If you need to know how to do something with Excel, you can just look it up. It's so widely used and universal there's tons of sites dedicated to doing stuff it in. Most jobs you don't even need to do anything fancy for either. Like Pivot Tables? you'll probably never used them, but if you do, they're literally a button under the data tab. Edit: it's actually in the Insert tab not the Data tab.

The actual best "trick" I've learned is that you can hit Ctrl+Shift+ an arrow key to quickly select multiple cells.

Thank you for advising! I do feel pretty confident that I’ll be able to get a feel for it relatively easily— once I get the basics down I bet I can intuit most of the stuff on the test. Little QOL tricks like that last one will be super helpful, much appreciated :)

Microsoft's Excel Quick Start guide (will download a PDF): https://download.microsoft.com/download/5/3/0/5303FC2D-E52C-41F9-A4E3-EC99D7D7019D/Excel%20QS.pdf

Cheat sheet with common tasks and keyboard shortcuts: https://www.customguide.com/cheat-sheet/excel-cheat-sheet.pdf

General tutorial with chapters https://www.excel-easy.com/

Biggest piece of advice I can give you: Excel is about learn by doing, not about knowing the program in and out

  1. Pay attention to what your job asks you to do in real, practical terms
  2. Hack together a way to do it on Excel until you have some grasp of it no matter how inefficient it feels at first
  3. Refine, refine, refine. Keep looking for ways to do whatever tasks or functions you use the most, but faster, until you get the general sense of "yeah I get it". Don't even slightly worry about anything you don't immediately need
  4. When in doubt, look it up. I've been using Excel since 1998, I now swap between it, Google Sheets, and the OpenOffice equivalents depending on what I'm up to, and I still need to look shit up a lot. There is no shame.
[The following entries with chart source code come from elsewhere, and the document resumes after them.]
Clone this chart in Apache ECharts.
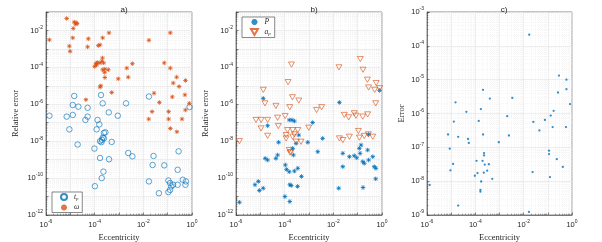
<!DOCTYPE html>
<html><head><meta charset="utf-8">
<script src="https://cdn.jsdelivr.net/npm/echarts@6/dist/echarts.min.js"></script>
<style>html,body{margin:0;padding:0;background:#fff}#c{width:602px;height:242px}</style>
</head><body><div id="c"></div>
<script>
// Data, as [log10(eccentricity), log10(error)]
const aTp = [
[-4.84,-5.55],[-3.74,-5.50],[-4.90,-6.04],[-4.67,-6.13],[-4.29,-6.19],[-3.67,-5.95],[-2.71,-5.95],[-1.77,-5.58],[-0.10,-6.15],
[-5.86,-6.62],[-5.15,-6.67],[-4.90,-6.58],[-4.29,-6.67],[-4.38,-6.85],[-3.88,-6.85],[-3.42,-6.44],[-3.05,-6.62],[-3.81,-7.09],[-3.92,-7.36],[-5.04,-7.36],[-3.56,-7.52],[-3.62,-7.55],[-3.67,-7.81],[-3.62,-7.85],[-3.70,-7.93],[-3.78,-8.0],[-3.72,-8.05],
[-3.30,-8.04],[-4.70,-8.18],[-4.01,-8.40],[-3.78,-8.91],[-3.41,-8.98],[-2.62,-8.64],[-2.45,-8.82],[-1.58,-8.80],[-1.62,-9.29],[-1.14,-9.31],[-0.55,-8.55],[-0.59,-9.55],[-3.64,-9.65],[-3.71,-10.0],[-3.99,-10.44],[-1.77,-10.18],[-1.36,-10.82],
[-0.97,-10.13],[-0.90,-10.27],[-0.85,-10.45],[-0.78,-10.36],[-0.90,-10.64],[-0.97,-10.76],[-0.59,-10.36],[-0.38,-10.09],[-0.27,-10.36],[-0.25,-10.18]
];
const aOmega = [
[-5.15,-1.35],[-4.77,-1.58],[-4.84,-1.55],[-4.72,-1.62],[-4.78,-1.66],[-4.88,-1.89],[-5.86,-2.51],[-4.90,-2.40],[-5.04,-2.85],[-5.01,-3.13],[-4.26,-2.45],[-4.29,-2.89],[-3.67,-2.40],[-3.41,-2.13],[-3.85,-2.82],[-3.78,-2.78],[-1.77,-2.53],[-0.89,-2.13],
[-3.68,-3.49],[-3.70,-3.67],[-3.63,-3.76],[-3.78,-3.76],[-3.89,-3.73],[-3.95,-3.80],[-4.00,-3.95],[-3.92,-3.87],[-3.58,-4.09],[-3.67,-4.13],[-3.59,-4.27],[-3.58,-4.55],[-3.44,-4.13],[-3.03,-4.62],[-2.68,-4.04],[-2.62,-4.53],[-2.45,-3.80],[-1.14,-3.76],[-0.89,-4.04],[-0.63,-4.53],[-0.27,-4.71],[-0.77,-4.85],[-0.53,-5.04],[-1.56,-5.40],[-0.81,-5.60],[-0.29,-5.49],[-3.30,-5.36],[-3.75,-5.00],[-3.78,-5.07],[-4.36,-5.75],[-1.34,-5.90],[-0.11,-5.95],
[-1.64,-6.40],[-0.96,-6.40],[-0.27,-6.31],[-1.78,-6.80],[-0.96,-6.80],[-0.41,-6.80],[-0.89,-7.31],[-0.62,-7.49]
];
const bP = [
[-4.88,-5.68],[-1.75,-5.90],[-0.10,-5.25],
[-3.81,-6.85],[-3.70,-6.85],[-3.60,-6.91],[-4.70,-7.16],[-2.85,-6.99],[-3.42,-7.67],[-2.44,-7.85],[-0.55,-7.63],
[-4.25,-8.06],[-3.53,-8.12],[-3.05,-8.06],
[-4.80,-8.93],[-4.70,-9.02],[-4.36,-8.93],[-4.29,-8.75],[-3.64,-8.75],[-3.67,-8.39],
[-3.97,-9.29],[-3.92,-9.53],[-3.81,-9.66],[-3.60,-9.62],[-3.46,-9.47],
[-2.64,-8.57],[-1.61,-8.66],[-1.34,-8.84],[-1.14,-8.79],[-1.04,-8.90],[-0.93,-8.39],[-0.86,-8.21],[-0.90,-8.66],[-0.79,-9.11],[-0.73,-9.20],[-0.59,-8.48],[-0.55,-9.02],[-0.38,-8.84],[-0.32,-9.38],[-0.25,-9.47],[-1.61,-9.38],
[-5.86,-11.31],[-3.31,-9.91],[-3.79,-10.36],[-3.73,-10.40],[-3.47,-10.45],[-3.99,-11.0],[-3.79,-11.27],[-5.08,-10.18],[-5.22,-10.36],[-5.04,-10.67],[-4.88,-10.55],[-1.78,-10.55],[-0.26,-10.04],[-0.78,-10.51]
];
const bAp = [
[-0.89,-3.55],[-1.77,-4.0],[-0.78,-4.13],[-3.72,-3.85],[-3.86,-4.8],[-0.60,-4.67],[-0.24,-4.85],[-0.10,-5.13],[-0.55,-5.09],[-0.30,-5.22],[-4.88,-5.22],[-4.81,-5.95],[-3.68,-5.62],[-3.42,-5.80],[-4.36,-6.09],[-3.79,-6.16],[-0.26,-5.95],[-2.69,-6.31],[-2.48,-6.16],
[-1.55,-6.58],[-1.37,-6.71],[-1.14,-6.49],[-1.07,-6.62],[-0.79,-6.67],[-0.59,-6.55],
[-5.18,-6.85],[-4.97,-6.85],[-4.70,-6.85],[-4.29,-6.73],[-3.98,-6.64],[-4.97,-7.31],[-4.26,-7.18],
[-3.88,-7.40],[-3.67,-7.40],[-3.46,-7.40],[-3.60,-7.63],[-3.94,-7.67],[-3.01,-7.27],[-4.70,-7.71],
[-1.75,-7.85],[-1.34,-7.76],[-0.93,-7.81],[-0.73,-7.72],[-0.38,-7.76],[-0.97,-7.45],[-0.56,-7.63],
[-5.86,-8.0],[-3.81,-8.48],[-3.74,-8.60],[-3.78,-8.62],[-3.94,-7.85],[-3.67,-7.76],[-3.33,-8.03],[-3.53,-8.03],[-1.61,-7.94]
];
const cErr = [
[-1.77,-3.67],[-0.54,-4.88],[-0.23,-5.0],[-0.23,-5.28],[-0.58,-5.38],[-0.76,-5.92],[-0.88,-6.06],[-1.12,-6.19],[-0.08,-5.72],[-4.82,-5.67],[-4.37,-5.95],[-3.68,-5.30],[-3.40,-5.56],[-3.77,-5.87],[-2.47,-5.54],[-2.68,-6.08],[-3.86,-6.22],[-4.89,-6.24],
[-5.13,-6.62],[-4.71,-6.69],[-4.30,-6.75],[-4.27,-6.87],[-5.06,-7.04],[-4.92,-7.49],[-5.03,-7.68],[-4.71,-8.72],[-5.89,-8.11],[-3.68,-6.62],[-3.64,-7.17],[-3.64,-7.24],[-3.95,-7.40],[-3.70,-7.40],[-3.61,-7.51],[-3.44,-7.50],[-3.51,-7.69],[-3.91,-7.76],[-4.02,-7.84],[-3.65,-7.75],[-3.76,-8.01],[-3.30,-7.93],[-3.79,-8.26],[-3.79,-8.31],[-3.03,-6.85],[-2.61,-6.65],[-1.60,-6.25],[-1.35,-6.50],[-0.80,-6.40],[-0.25,-6.40],[-0.95,-7.10],[-0.95,-7.20],[-0.63,-7.35],[-0.38,-7.58],[-1.63,-7.73],[-0.91,-7.88],[-1.78,-8.91]
];
const panelTitles = ['a)', 'b)', 'c)'];
const yNames = ['Relative error', 'Relative error', 'Error'];
const xName = 'Eccentricity';

const BLUE = '#0072BD', ORANGE = '#D95319', TXT = '#262626';
const SANS = 'Liberation Sans', SERIF = 'Liberation Serif';
const toPts = arr => arr.map(p => [Math.pow(10, p[0]), Math.pow(10, p[1])]);
const STAR = 'path://M5,0L5,10M0,5L10,5M1.5,1.5L8.5,8.5M1.5,8.5L8.5,1.5';
const TRI_DOWN = 'path://M0,0L10,0L5,8.7Z';

const rich = {
  b: {fontFamily: SANS, fontSize: 7.5, color: TXT},
  e: {fontFamily: SANS, fontSize: 5, color: TXT, padding: [0, 0, 6, 0]}
};
function fmt(everyOther) {
  return v => {
    const e = Math.round(Math.log10(v));
    if (everyOther && e % 2 !== 0) return '';
    return '{b|10}{e|' + e + '}';
  };
}
const grids = [
  {left: 46, top: 12, width: 146, height: 203},
  {left: 236, top: 12, width: 146, height: 203},
  {left: 427, top: 12, width: 145, height: 203}
].map(g => Object.assign(g, {show: true, borderColor: '#3a3a3a', borderWidth: 0.6, backgroundColor: 'transparent',
  containLabel: false, outerBoundsMode: 'none'}));

function xAx(i) {
  return {
    type: 'log', logBase: 10, gridIndex: i, min: 1e-6, max: 1, interval: 1,
    name: xName, nameLocation: 'middle', nameGap: 13,
    nameTextStyle: {fontFamily: SERIF, fontSize: 8.5, color: TXT},
    axisLine: {show: true, lineStyle: {color: '#3a3a3a', width: 0.6}},
    axisTick: {show: true, inside: true, length: 2.5, lineStyle: {color: '#3a3a3a', width: 0.6}},
    minorTick: {show: true, splitNumber: 9, length: 1.3, lineStyle: {color: '#3a3a3a', width: 0.5}},
    axisLabel: {formatter: fmt(true), rich: rich, margin: 4, showMinLabel: true, showMaxLabel: true},
    splitLine: {show: true, lineStyle: {color: '#e3e3e3', width: 0.6}},
    minorSplitLine: {show: true, lineStyle: {color: '#ececec', width: 0.5, type: [1, 1]}}
  };
}
function yAx(i, min, max, everyOther, nameGap) {
  return {
    type: 'log', logBase: 10, gridIndex: i, min: min, max: max, interval: 1,
    name: yNames[i], nameLocation: 'middle', nameGap: nameGap,
    nameTextStyle: {fontFamily: SERIF, fontSize: 8.5, color: TXT},
    axisLine: {show: true, lineStyle: {color: '#3a3a3a', width: 0.6}},
    axisTick: {show: true, inside: true, length: 2.5, lineStyle: {color: '#3a3a3a', width: 0.6}},
    minorTick: {show: true, splitNumber: 9, length: 1.3, lineStyle: {color: '#3a3a3a', width: 0.5}},
    axisLabel: {formatter: fmt(everyOther), rich: rich, margin: 3, showMinLabel: true, showMaxLabel: true},
    splitLine: {show: true, lineStyle: {color: '#e3e3e3', width: 0.6}},
    minorSplitLine: {show: true, lineStyle: {color: '#ececec', width: 0.5, type: [1, 1]}}
  };
}

const legendRich = {
  i: {fontFamily: SERIF, fontStyle: 'italic', fontSize: 7.5, color: TXT},
  s: {fontFamily: SERIF, fontStyle: 'italic', fontSize: 5, color: TXT, padding: [4, 0, 0, 0]}
};
const legendNames = {tp: '{i|t}{s|p}', omega: '{i|ω}', P: '{i|P}', ap: '{i|a}{s|p}'};

const option = {
  animation: false,
  backgroundColor: '#fff',
  title: panelTitles.map((t, i) => ({
    text: t, left: [119, 309, 499][i], top: 1, textAlign: 'center',
    textStyle: {fontFamily: SANS, fontSize: 8, fontWeight: 'normal', color: TXT}
  })),
  grid: grids,
  xAxis: [xAx(0), xAx(1), xAx(2)],
  yAxis: [yAx(0, 1e-12, 1e-1, true, 26), yAx(1, 1e-12, 1e-1, true, 26), yAx(2, 1e-9, 1e-3, false, 21)],
  legend: [
    {data: ['tp', 'omega'], orient: 'vertical', left: 52, top: 192, itemWidth: 10, itemHeight: 6, itemGap: 2,
     padding: [1, 3, 1, 8], borderColor: '#3a3a3a', borderWidth: 0.6, backgroundColor: '#fff',
     formatter: n => legendNames[n], textStyle: {rich: legendRich, fontSize: 7.5}},
    {data: ['P', 'ap'], orient: 'vertical', left: 242, top: 17, itemWidth: 10, itemHeight: 6, itemGap: 2,
     padding: [1, 4, 1, 8], borderColor: '#3a3a3a', borderWidth: 0.6, backgroundColor: '#fff',
     formatter: n => legendNames[n], textStyle: {rich: legendRich, fontSize: 7.5}}
  ],
  series: [
    {type: 'scatter', name: 'tp', xAxisIndex: 0, yAxisIndex: 0, data: toPts(aTp), symbol: 'circle', symbolSize: 5.5,
     itemStyle: {color: 'rgba(0,0,0,0)', borderColor: BLUE, borderWidth: 0.8}},
    {type: 'scatter', name: 'omega', xAxisIndex: 0, yAxisIndex: 0, data: toPts(aOmega), symbol: STAR, symbolSize: 4.5,
     itemStyle: {color: ORANGE, borderColor: ORANGE, borderWidth: 1}},
    {type: 'scatter', name: 'P', xAxisIndex: 1, yAxisIndex: 1, data: toPts(bP), symbol: STAR, symbolSize: 4.5,
     itemStyle: {color: BLUE, borderColor: BLUE, borderWidth: 1}},
    {type: 'scatter', name: 'ap', xAxisIndex: 1, yAxisIndex: 1, data: toPts(bAp), symbol: TRI_DOWN, symbolSize: [6, 5.2],
     itemStyle: {color: 'rgba(0,0,0,0)', borderColor: ORANGE, borderWidth: 0.8}},
    {type: 'scatter', name: 'err', xAxisIndex: 2, yAxisIndex: 2, data: toPts(cErr), symbol: 'circle', symbolSize: 2.3,
     itemStyle: {color: BLUE}}
  ]
};
const chart = echarts.init(document.getElementById('c'), null, {renderer: 'canvas'});
chart.setOption(option);
</script></body></html>
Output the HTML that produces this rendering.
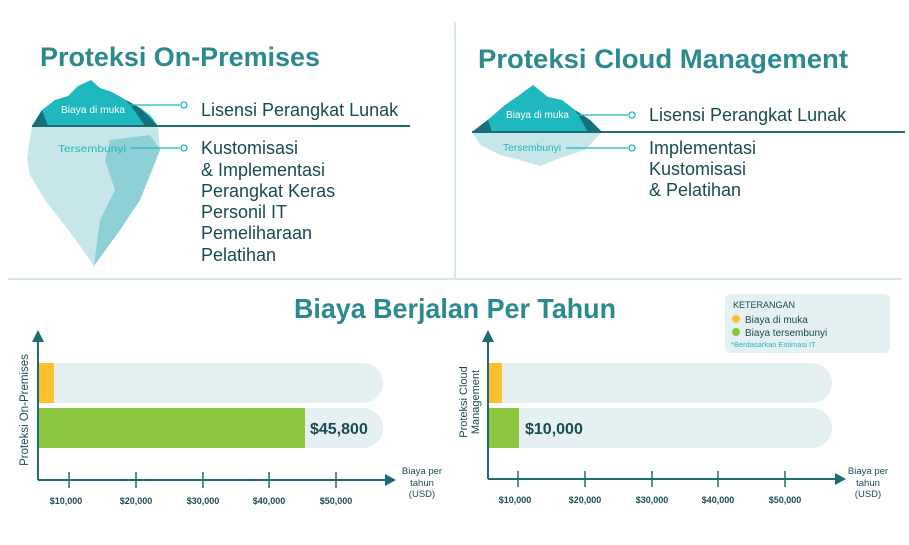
<!DOCTYPE html>
<html><head><meta charset="utf-8"><style>
html,body{margin:0;padding:0;background:#fff;}
svg{display:block;font-family:"Liberation Sans",sans-serif;}
</style></head><body>
<svg width="909" height="545" viewBox="0 0 909 545" xmlns="http://www.w3.org/2000/svg">
<line x1="455" y1="22" x2="455" y2="278" stroke="#c9dfe2" stroke-width="1.5"/>
<line x1="8" y1="279" x2="902" y2="279" stroke="#c9dfe2" stroke-width="1.5"/>

<text x="40" y="66" font-size="27" font-weight="bold" fill="#2a8a8e" textLength="280" lengthAdjust="spacingAndGlyphs">Proteksi On-Premises</text>
<text x="478" y="68" font-size="27" font-weight="bold" fill="#2a8a8e" textLength="370" lengthAdjust="spacingAndGlyphs">Proteksi Cloud Management</text>
<text x="294" y="318" font-size="28" font-weight="bold" fill="#2a8a8e" textLength="322" lengthAdjust="spacingAndGlyphs">Biaya Berjalan Per Tahun</text>

<!-- left iceberg -->
<polygon points="32,126 27,158 30,175 45,200 70,232 94,266 120,230 140,200 152,170 160,150 158,126" fill="#c6e6ea"/>
<polygon points="110,140 150,135 160,150 152,170 140,200 120,230 94,266 100,220 115,190 105,160" fill="#8fd0d6"/>
<polygon points="32,126 42,110 55,100 68,96 78,86 91,80 100,88 112,92 126,100 140,108 150,115 158,126" fill="#1fb8bf"/>
<polygon points="32,126 42,110 48,126" fill="#14707a"/>
<polygon points="126,100 140,108 158,126 145,126 134,110" fill="#14707a"/>
<line x1="32" y1="126" x2="410" y2="126" stroke="#1f6b73" stroke-width="2"/>
<text x="61" y="113" font-size="10.5" fill="#fff" textLength="64" lengthAdjust="spacingAndGlyphs">Biaya di muka</text>
<line x1="130" y1="105" x2="180" y2="105" stroke="#1fb8bf" stroke-width="1.3"/>
<circle cx="184" cy="105" r="3" fill="#fff" stroke="#1fb8bf" stroke-width="1.3"/>
<text x="58" y="152" font-size="10.5" fill="#1fb8bf" textLength="68" lengthAdjust="spacingAndGlyphs">Tersembunyi</text>
<line x1="130" y1="148" x2="180" y2="148" stroke="#1fb8bf" stroke-width="1.3"/>
<circle cx="184" cy="148" r="3" fill="#fff" stroke="#1fb8bf" stroke-width="1.3"/>
<g font-size="18" fill="#1a4a52">
<text x="201" y="116">Lisensi Perangkat Lunak</text>
<text x="201" y="154">Kustomisasi</text>
<text x="201" y="176">&amp; Implementasi</text>
<text x="201" y="197">Perangkat Keras</text>
<text x="201" y="218">Personil IT</text>
<text x="201" y="239">Pemeliharaan</text>
<text x="201" y="261">Pelatihan</text>
</g>

<!-- right iceberg -->
<polygon points="472,132 480,145 500,155 520,160 540,166 560,158 585,150 602,132" fill="#c6e6ea"/>
<polygon points="472,132 490,118 505,105 518,96 533,85 548,97 562,100 575,110 590,120 602,132" fill="#1fb8bf"/>
<polygon points="472,132 488,120 492,132" fill="#14707a"/>
<polygon points="575,110 590,120 602,132 588,132 580,118" fill="#14707a"/>
<line x1="472" y1="132" x2="905" y2="132" stroke="#1f6b73" stroke-width="2"/>
<text x="506" y="118" font-size="10" fill="#fff" textLength="63" lengthAdjust="spacingAndGlyphs">Biaya di muka</text>
<line x1="572" y1="115" x2="628" y2="115" stroke="#1fb8bf" stroke-width="1.3"/>
<circle cx="632" cy="115" r="3" fill="#fff" stroke="#1fb8bf" stroke-width="1.3"/>
<text x="503" y="151" font-size="10" fill="#1fb8bf" textLength="58" lengthAdjust="spacingAndGlyphs">Tersembunyi</text>
<line x1="566" y1="148" x2="628" y2="148" stroke="#1fb8bf" stroke-width="1.3"/>
<circle cx="632" cy="148" r="3" fill="#fff" stroke="#1fb8bf" stroke-width="1.3"/>
<g font-size="18" fill="#1a4a52">
<text x="649" y="121">Lisensi Perangkat Lunak</text>
<text x="649" y="154">Implementasi</text>
<text x="649" y="175">Kustomisasi</text>
<text x="649" y="196">&amp; Pelatihan</text>
</g>

<rect x="725" y="294" width="165" height="59" rx="6" fill="#e4f0f2"/>
<text x="733" y="308" font-size="9" fill="#1a4a52">KETERANGAN</text>
<circle cx="736" cy="319" r="4" fill="#fbc02d"/>
<text x="745" y="323" font-size="10" fill="#1a4a52">Biaya di muka</text>
<circle cx="736" cy="332" r="4" fill="#8dc63f"/>
<text x="745" y="336" font-size="10" fill="#1a4a52">Biaya tersembunyi</text>
<text x="731" y="347" font-size="7.5" fill="#1fb8bf">*Berdasarkan Estimasi IT</text>

<path d="M38,363 H363 A20,20 0 0 1 363,403 H38 Z" fill="#e4f0f2"/>
<rect x="38" y="363" width="16" height="40" fill="#fbc02d"/>
<path d="M38,408 H363 A20,20 0 0 1 363,448 H38 Z" fill="#e4f0f2"/>
<rect x="38" y="408" width="267" height="40" fill="#8dc63f"/>
<text x="310" y="434" font-size="16" font-weight="bold" fill="#1a4a52">$45,800</text>
<line x1="38" y1="480" x2="38" y2="340" stroke="#1f6b73" stroke-width="2"/>
<polygon points="32,342 38,330 44,342" fill="#1f6b73"/>
<line x1="38" y1="480" x2="386" y2="480" stroke="#1f6b73" stroke-width="2"/>
<polygon points="385,474 396,480 385,486" fill="#1f6b73"/>
<g stroke="#1f6b73" stroke-width="1.5">
<line x1="69" y1="472" x2="69" y2="488"/><line x1="136" y1="472" x2="136" y2="488"/><line x1="203" y1="472" x2="203" y2="488"/><line x1="269" y1="472" x2="269" y2="488"/><line x1="336" y1="472" x2="336" y2="488"/>
</g>
<g font-size="9" font-weight="bold" fill="#1a4a52" text-anchor="middle">
<text x="66" y="504">$10,000</text><text x="136" y="504">$20,000</text><text x="203" y="504">$30,000</text><text x="269" y="504">$40,000</text><text x="336" y="504">$50,000</text>
</g>
<g font-size="9.5" fill="#1a4a52" text-anchor="middle">
<text x="422" y="474">Biaya per</text><text x="422" y="486">tahun</text><text x="422" y="497">(USD)</text>
</g>
<text transform="translate(28,410) rotate(-90)" font-size="11.5" fill="#1a4a52" text-anchor="middle">Proteksi On-Premises</text>

<path d="M488,363 H812 A20,20 0 0 1 812,403 H488 Z" fill="#e4f0f2"/>
<rect x="488" y="363" width="14" height="40" fill="#fbc02d"/>
<path d="M488,408 H812 A20,20 0 0 1 812,448 H488 Z" fill="#e4f0f2"/>
<rect x="488" y="408" width="31" height="40" fill="#8dc63f"/>
<text x="525" y="434" font-size="16" font-weight="bold" fill="#1a4a52">$10,000</text>
<line x1="488" y1="479" x2="488" y2="340" stroke="#1f6b73" stroke-width="2"/>
<polygon points="482,342 488,330 494,342" fill="#1f6b73"/>
<line x1="488" y1="479" x2="836" y2="479" stroke="#1f6b73" stroke-width="2"/>
<polygon points="835,473 846,479 835,485" fill="#1f6b73"/>
<g stroke="#1f6b73" stroke-width="1.5">
<line x1="518" y1="471" x2="518" y2="487"/><line x1="585" y1="471" x2="585" y2="487"/><line x1="652" y1="471" x2="652" y2="487"/><line x1="718" y1="471" x2="718" y2="487"/><line x1="785" y1="471" x2="785" y2="487"/>
</g>
<g font-size="9" font-weight="bold" fill="#1a4a52" text-anchor="middle">
<text x="515" y="503">$10,000</text><text x="585" y="503">$20,000</text><text x="652" y="503">$30,000</text><text x="718" y="503">$40,000</text><text x="785" y="503">$50,000</text>
</g>
<g font-size="9.5" fill="#1a4a52" text-anchor="middle">
<text x="868" y="474">Biaya per</text><text x="868" y="486">tahun</text><text x="868" y="497">(USD)</text>
</g>
<text transform="translate(467,402) rotate(-90)" font-size="11" fill="#1a4a52" text-anchor="middle">Proteksi Cloud</text>
<text transform="translate(479,402) rotate(-90)" font-size="11" fill="#1a4a52" text-anchor="middle">Management</text>
</svg>
</body></html>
Learn to look up functions, don’t memorize them. When you start typing a function out (by typing “=“) it will give you a pretty decent top level prompt for what each part of the function does, separated by commas. But you will be far better off just looking them up as you need them than anticipating what your job needs. For instance, I’ve used IFERROR, VLOOKUP, SUM, SUMIF, ROUND and others nearly every day, and a friend who also uses excel every day blew my mind with CONCATENATE, a function I would have never needed in my job, ever. It’s a bonkers expansive program, and you’re only ever gonna need like 5% of what it can do. I also used Pivot Tables a lot, which so many interviews asked about. But always, always look it up. It takes two seconds and there’s absolutely someone else on some 2007 forum post who had the exact same problem. Good luck!

CONCAT is actually now defunct. The new one is TEXTJOIN and is so much better. I use it all the time. It lets you define a delimiter between strings. I also use SUBSTITUTE a lot with it. But my job involves generating uniform comments and file names or pulling text that needs to be formatted a specific way, like SSNs.